What contributed to you becoming such an independent young adult?
I get that question a lot actually, and I don’t have a clear answer for it. My parents have always told me that I was like that even as a little kid, but I think that their divorce really solidified my independence. I had to grow up a bit faster as a result of it. But also, my parents were both incredible supportive of me all throughout my childhood and into my adolescence. I mean, MAJORLY supportive. There wasn’t a soccer scrimage, parent-teacher conference, or dance recital that they missed, even during and after the divorce. I think growing up with people telling me I was capable enough to handle things on my own allowed me to discover that eventually for myself. That being said, I still call both of my parents ever single day on my walk home from work.
Why do you think so many parents struggle with their children growing up and not being independent enough?

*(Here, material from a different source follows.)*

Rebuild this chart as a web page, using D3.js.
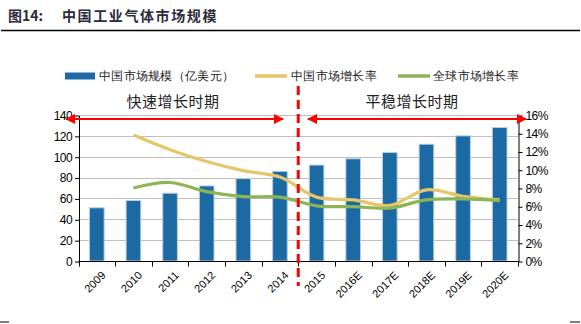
<!DOCTYPE html>
<html lang="zh">
<head>
<meta charset="utf-8">
<title>中国工业气体市场规模</title>
<script src="https://cdn.jsdelivr.net/npm/d3@7"></script>
<style>
  body { margin: 0; background: #fff; }
  text { font-family: "Liberation Sans", Arial, sans-serif; }
  .cjk { font-family: "Noto Sans CJK SC", sans-serif; }
</style>
</head>
<body>
<script>
// data
var years = ["2009", "2010", "2011", "2012", "2013", "2014", "2015", "2016E", "2017E", "2018E", "2019E", "2020E"];
var marketSize = [51, 58, 65, 72, 79, 86, 92, 98, 104, 112, 120, 128];
var chinaGrowth = [null, 13.8, 12.2, 10.9, 9.9, 9.2, 7.0, 6.7, 6.1, 7.8, 7.1, 6.7];
var globalGrowth = [null, 8.0, 8.6, 7.6, 7.05, 7.0, 6.05, 5.95, 5.8, 6.7, 6.8, 6.6];
var leftTicks = [0, 20, 40, 60, 80, 100, 120, 140];
var rightTicks = [0, 2, 4, 6, 8, 10, 12, 14, 16];

var W = 581, H = 324;
// plot box ("top" is taken by window.top, so prefix these)
var pLeft = 78.5, pRight = 518, pTop = 115, pBottom = 261;

var svg = d3.select("body").append("svg")
    .attr("width", W)
    .attr("height", H);

// title + rules
svg.append("text")
    .attr("class", "cjk")
    .attr("x", 8).attr("y", 21)
    .attr("font-size", "14px")
    .attr("font-weight", "bold")
    .attr("fill", "#2b2b3a")
    .text("图14:");
svg.append("text")
    .attr("class", "cjk")
    .attr("x", 62).attr("y", 21)
    .attr("font-size", "14px")
    .attr("font-weight", "bold")
    .attr("letter-spacing", "1.6px")
    .attr("fill", "#2b2b3a")
    .text("中国工业气体市场规模");
svg.append("line").attr("x1", 1).attr("x2", 580).attr("y1", 30.5).attr("y2", 30.5)
    .attr("stroke", "#000").attr("stroke-width", 1.5);
svg.append("line").attr("x1", 0).attr("x2", 9).attr("y1", 322).attr("y2", 322)
    .attr("stroke", "#000").attr("stroke-width", 1);
svg.append("line").attr("x1", 570).attr("x2", 580).attr("y1", 322).attr("y2", 322)
    .attr("stroke", "#000").attr("stroke-width", 1);

var x = d3.scaleBand().domain(years).range([pLeft, pRight]).paddingInner(0.6).paddingOuter(0.3);
var xc = function(d) { return x(d) + x.bandwidth() / 2; };
var y = d3.scaleLinear().domain([0, 140]).range([pBottom, pTop]);
var y2 = d3.scaleLinear().domain([0, 16]).range([pBottom, pTop]);

// grid
svg.append("g").selectAll("line")
    .data(leftTicks.slice(1))
    .enter().append("line")
    .attr("x1", pLeft).attr("x2", pRight)
    .attr("y1", function(d) { return Math.round(y(d)) + 0.5; })
    .attr("y2", function(d) { return Math.round(y(d)) + 0.5; })
    .attr("stroke", "#bfbfbf").attr("stroke-width", 1);

// bars
svg.append("g").selectAll("rect")
    .data(marketSize)
    .enter().append("rect")
    .attr("x", function(d, i) { return x(years[i]); })
    .attr("y", function(d) { return y(d); })
    .attr("width", x.bandwidth())
    .attr("height", function(d) { return pBottom - y(d); })
    .attr("fill", "#1c6aa4")
    .attr("stroke", "#b9cde0")
    .attr("stroke-width", 1);

// lines
var line = d3.line()
    .defined(function(d) { return d != null; })
    .x(function(d, i) { return xc(years[i]); })
    .y(function(d) { return y2(d); })
    .curve(d3.curveCatmullRom.alpha(0.5));

svg.append("path").datum(chinaGrowth)
    .attr("d", line).attr("fill", "none")
    .attr("stroke", "#e6c66a").attr("stroke-width", 3.2);
svg.append("path").datum(globalGrowth)
    .attr("d", line).attr("fill", "none")
    .attr("stroke", "#8db455").attr("stroke-width", 3.2);

// axes
var xAxis = svg.append("g").attr("transform", "translate(0," + (pBottom + 0.5) + ")");
xAxis.append("line").attr("x1", pLeft).attr("x2", pRight).attr("stroke", "#000");
var step = x.step();
xAxis.selectAll(".tk")
    .data(d3.range(years.length + 1))
    .enter().append("line")
    .attr("x1", function(i) { return Math.round(pLeft + i * step) + 0.5; })
    .attr("x2", function(i) { return Math.round(pLeft + i * step) + 0.5; })
    .attr("y1", 0).attr("y2", 5)
    .attr("stroke", "#000");
xAxis.selectAll("text")
    .data(years)
    .enter().append("text")
    .attr("transform", function(d) { return "translate(" + (xc(d) + 4) + ",9) rotate(-45)"; })
    .attr("text-anchor", "end")
    .attr("dy", "0.7em")
    .attr("font-size", "11px")
    .attr("fill", "#000")
    .text(function(d) { return d; });

var yAxisL = d3.axisLeft(y).tickValues(leftTicks).tickSize(4).tickSizeOuter(0);
var gl = svg.append("g").attr("transform", "translate(" + (pLeft + 0.5) + ",0.5)").call(yAxisL);
gl.select(".domain").attr("stroke", "#000");
gl.selectAll("text").attr("font-size", "12px").attr("letter-spacing", "-0.6px")
    .attr("font-family", "Liberation Sans, Arial").attr("fill", "#000");

var yAxisR = d3.axisRight(y2).tickValues(rightTicks).tickSize(4).tickSizeOuter(0)
    .tickFormat(function(d) { return d + "%"; });
var gr = svg.append("g").attr("transform", "translate(" + (pRight + 0.5) + ",0.5)").call(yAxisR);
gr.select(".domain").attr("stroke", "#000");
gr.selectAll("text").attr("font-size", "12px").attr("letter-spacing", "-0.6px")
    .attr("font-family", "Liberation Sans, Arial").attr("fill", "#000");

// period divider and arrows
var divX = pLeft + 6 * step;
svg.append("line")
    .attr("x1", divX).attr("x2", divX).attr("y1", 86).attr("y2", 286)
    .attr("stroke", "#ff0000").attr("stroke-width", 3)
    .attr("stroke-dasharray", "9,5");

var defs = svg.append("defs");
defs.append("marker").attr("id", "ah")
    .attr("viewBox", "0 0 10 10").attr("refX", 9).attr("refY", 5)
    .attr("markerWidth", 6).attr("markerHeight", 5).attr("orient", "auto-start-reverse")
    .attr("markerUnits", "strokeWidth")
    .append("path").attr("d", "M0,0L10,5L0,10z").attr("fill", "#ff0000");

[[66, 283], [308, 526]].forEach(function(a) {
    svg.append("line")
        .attr("x1", a[0]).attr("x2", a[1]).attr("y1", 119).attr("y2", 119)
        .attr("stroke", "#ff0000").attr("stroke-width", 2)
        .attr("marker-start", "url(#ah)").attr("marker-end", "url(#ah)");
});

svg.append("text").attr("class", "cjk")
    .attr("x", 173).attr("y", 107).attr("text-anchor", "middle")
    .attr("font-size", "15px").attr("fill", "#222").attr("letter-spacing", "0.5px")
    .text("快速增长时期");
svg.append("text").attr("class", "cjk")
    .attr("x", 412).attr("y", 107).attr("text-anchor", "middle")
    .attr("font-size", "15px").attr("fill", "#222").attr("letter-spacing", "0.5px")
    .text("平稳增长时期");

// legend
var lg = svg.append("g").attr("class", "cjk");
lg.append("rect").attr("x", 65).attr("y", 72.5).attr("width", 30).attr("height", 7).attr("fill", "#1c6aa4");
lg.append("text").attr("x", 99).attr("y", 80).attr("font-size", "12px").attr("fill", "#222")
    .attr("letter-spacing", "0.3px").text("中国市场规模（亿美元）");
lg.append("line").attr("x1", 255).attr("x2", 287).attr("y1", 76).attr("y2", 76)
    .attr("stroke", "#e6c66a").attr("stroke-width", 3.5);
lg.append("text").attr("x", 291).attr("y", 80).attr("font-size", "12px").attr("fill", "#222")
    .attr("letter-spacing", "0.3px").text("中国市场增长率");
lg.append("line").attr("x1", 398).attr("x2", 430).attr("y1", 76).attr("y2", 76)
    .attr("stroke", "#8db455").attr("stroke-width", 3.5);
lg.append("text").attr("x", 433).attr("y", 80).attr("font-size", "12px").attr("fill", "#222")
    .attr("letter-spacing", "0.3px").text("全球市场增长率");
</script>
</body>
</html>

I’m not a parent so obviously I don’t fully understand all the challenges that go along with raising kids, but I think that a lot of times when parents want to keep their children overly safe, they sometimes run the risk of not allowing them to make mistakes for themselves. I can’t even imagine what it’s like watching your babies all of a sudden drive themselves or sometimes spend more time with friends you don’t know than their own family. But when I moved out and headed to Spain, I felt prepared to live on my own. And while I still had to call my parents every once in a while for advice, the freedom they entrusted me with my last few years of high school allowed me to develop the necessary skills to be an independent young adult. I was able to make a million mistakes that I could learn from. Giving us the opportunity to screw up and deal with the consequences is the best real-life education we can get.
How can parents gear their children away from bad role models and give them that inner strength to be their own role model?
Be honest with them. Tell them about similar situations you experienced when you were their age. Remind them that who they surround themselves with influence them whether they know it or not.
What advice would you give parents to better improve their communication with their kids?
Really, really listening no matter how trivial you think the issue is. There were a few times that I would go to my parents with a problem and they’d respond saying “In a few years this will seem like no big deal at all in the big scheme of your life.” And they were TOTALLY right. But that’s the last thing struggling, adolescent me wanted to hear at the moment. Because even though now with some more maturity and perspective I’m able to look back and agree, in the moment those issues were my whole world. And I was sad, or anxious, or worried and all I really needed was someone to listen and hug me and tell me they were sorry–not someone belittling the depth of what I was dealing with.